Civilisation 3 - 'Fog of War'
So, the point that I am trying to get at, is that I think that there is not one shroud type that fits the mold for all three sides. What could be interesting is the implementation of a type of shroud for each side. So the GLA would have the "Fog-of-War" style because they are very limited with intelligence ventures. The Chinese could have the "Shroud Regeneration" style because they have more intelligence capabilities than the GLA, but are still limited to what they can see. The USA would have the "One-Time Shroud" because they can see everything and wouldn't be affected by shroud as much as the other sides would. Having said that, the idea probably wouldn't be feasible due to balancing issues.

Other possibilities could be the removal of shroud totally - while that might take some of the fun out of scouting and sneak attacks it does have an interesting consequence, no map hacking. Yes, without any shroud there would be no need to map hack, since everyone could see everything on the battlefield. Maybe this option could only be implemented in ladder games? Who knows.

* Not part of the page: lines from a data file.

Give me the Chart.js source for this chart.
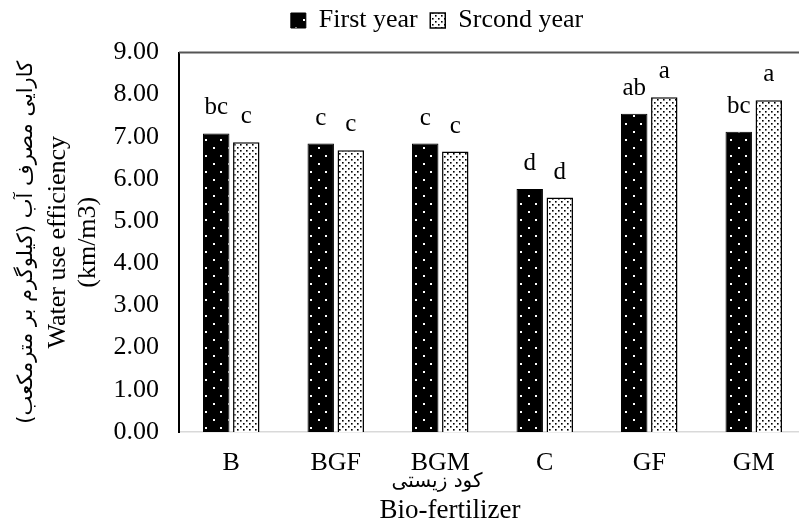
<!DOCTYPE html>
<html>
<head>
<meta charset="utf-8">
<script src="https://cdn.jsdelivr.net/npm/chart.js@4"></script>
<style>
  html, body { margin: 0; padding: 0; background: #fff; overflow: hidden; }
  #wrap { width: 806px; height: 529px; }
</style>
</head>
<body>
<div id="wrap"><canvas id="chart" width="806" height="529"></canvas></div>
<script>
const categories = ["B", "BGF", "BGM", "C", "GF", "GM"];
const firstYear = [7.08, 6.84, 6.84, 5.76, 7.55, 7.12];
const secondYear = [6.87, 6.68, 6.65, 5.56, 7.94, 7.87];
const firstLetters = ["bc", "c", "c", "d", "ab", "bc"];
const secondLetters = ["c", "c", "c", "d", "a", "a"];
const seriesNames = ["First year", "Srcond year"];
const yMax = 9;
const yStep = 1;

const serif = "'Liberation Serif', 'Times New Roman', serif";

function dots(bg, fg, w, h, pts, s) {
  const c = document.createElement("canvas");
  c.width = w;
  c.height = h;
  const g = c.getContext("2d");
  g.fillStyle = bg;
  g.fillRect(0, 0, w, h);
  g.fillStyle = fg;
  pts.forEach((p) => g.fillRect(p[0], p[1], s, s));
  return g.createPattern(c, "repeat");
}

const blackDots = dots("#000", "#fff", 15, 16, [[3, 3], [10, 11]], 2);
const whiteDots = dots("#fff", "#000", 6, 6, [[0, 0], [3, 3]], 1.6);

// letters above the bars
const letterPlugin = {
  id: "letters",
  afterDatasetsDraw(chart) {
    const ctx = chart.ctx;
    const sets = [firstLetters, secondLetters];
    ctx.save();
    ctx.font = "25px " + serif;
    ctx.fillStyle = "#000";
    ctx.textAlign = "center";
    ctx.textBaseline = "alphabetic";
    sets.forEach((letters, i) => {
      chart.getDatasetMeta(i).data.forEach((bar, j) => {
        ctx.fillText(letters[j], bar.x, bar.y - 19);
      });
    });
    ctx.restore();
  },
};

// axis titles, top frame line, legend position
const framePlugin = {
  id: "frame",
  afterLayout(chart) {
    const lg = chart.legend;
    const shift = 437 - (lg.left + lg.right) / 2;
    lg.left += shift;
    lg.right += shift;
    lg.top -= 9;
    lg.bottom -= 9;
  },
  afterDraw(chart) {
    const ctx = chart.ctx;
    const a = chart.chartArea;
    ctx.save();
    ctx.strokeStyle = "#555";
    ctx.lineWidth = 2;
    ctx.beginPath();
    ctx.moveTo(a.left, a.top);
    ctx.lineTo(a.right, a.top);
    ctx.stroke();

    const midY = (a.top + a.bottom) / 2;
    ctx.fillStyle = "#000";
    ctx.textAlign = "center";
    ctx.textBaseline = "middle";
    ctx.translate(0, midY);
    ctx.rotate(-Math.PI / 2);
    ctx.direction = "rtl";
    ctx.font = "21px 'DejaVu Sans', sans-serif";
    ctx.fillText("کارایی مصرف آب (کیلوگرم بر مترمکعب)", 0, 27);
    ctx.direction = "ltr";
    ctx.font = "26px " + serif;
    ctx.fillText("Water use efficiency", 0, 58);
    ctx.fillText("(km/m3)", 0, 88);
    ctx.restore();

    ctx.save();
    ctx.fillStyle = "#000";
    ctx.textAlign = "center";
    ctx.textBaseline = "middle";
    ctx.direction = "rtl";
    ctx.font = "20px 'DejaVu Sans', sans-serif";
    ctx.fillText("کود زیستی", 437, 482);
    ctx.direction = "ltr";
    ctx.font = "27px " + serif;
    ctx.fillText("Bio-fertilizer", 450, 511);
    ctx.restore();
  },
};

new Chart(document.getElementById("chart"), {
  type: "bar",
  data: {
    labels: categories,
    datasets: [
      {
        label: seriesNames[0],
        data: firstYear,
        backgroundColor: blackDots,
        borderColor: "#000",
        borderWidth: 1,
        categoryPercentage: 0.575,
        barPercentage: 0.88,
      },
      {
        label: seriesNames[1],
        data: secondYear,
        backgroundColor: whiteDots,
        borderColor: "#000",
        borderWidth: 1.5,
        categoryPercentage: 0.575,
        barPercentage: 0.88,
      },
    ],
  },
  options: {
    responsive: false,
    animation: false,
    layout: { padding: { top: 4 } },
    plugins: {
      tooltip: { enabled: false },
      legend: {
        position: "top",
        labels: {
          font: { family: serif, size: 26 },
          color: "#000",
          boxWidth: 15,
          boxHeight: 15,
          padding: 12.5,
        },
      },
    },
    scales: {
      x: {
        afterFit(scale) { scale.height = 97; },
        grid: { display: false, drawTicks: false },
        border: { color: "#d9d9d9", width: 1.5 },
        ticks: { font: { family: serif, size: 26 }, color: "#000", padding: 16 },
      },
      y: {
        min: 0,
        max: yMax,
        afterFit(scale) { scale.width = 179; },
        grid: { display: false, drawTicks: false },
        border: { color: "#000", width: 2 },
        ticks: {
          stepSize: yStep,
          font: { family: serif, size: 26 },
          color: "#000",
          padding: 20,
          callback: (v) => v.toFixed(2),
        },
      },
    },
  },
  plugins: [letterPlugin, framePlugin],
});
</script>
</body>
</html>
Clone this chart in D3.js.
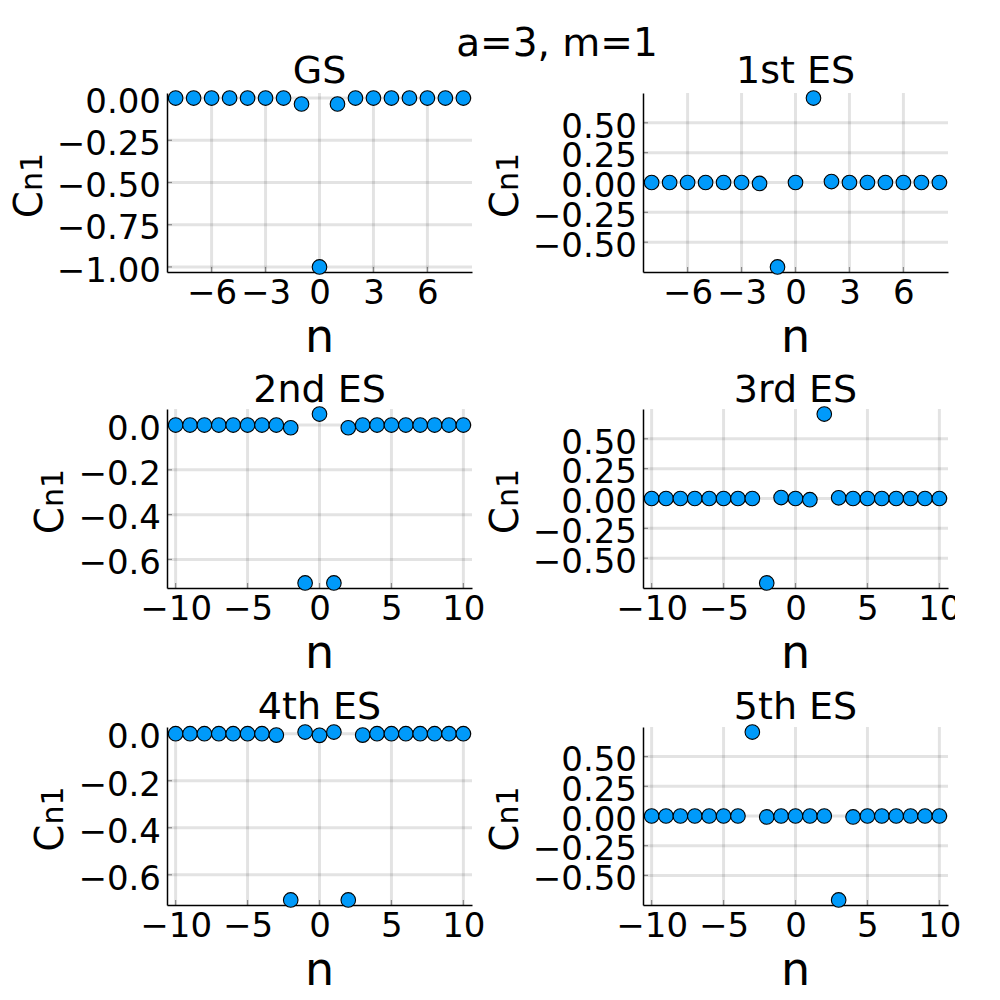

What is the solution to this problem then? I don't know. If it were up to me, I would like to see either the "Fog-of-War" or "Shroud Regeneration" types of shroud implemented in Generals. Even the idea of different shroud types for the different sides would be an interesting concept, but ultimately an unlikely one. We still only know a tiny bit about C&C Generals, but hopefully this question and the many other burning questions we have will be answered in due time. Or maybe we'll all have to wait for that snowy Christmas morning to find out.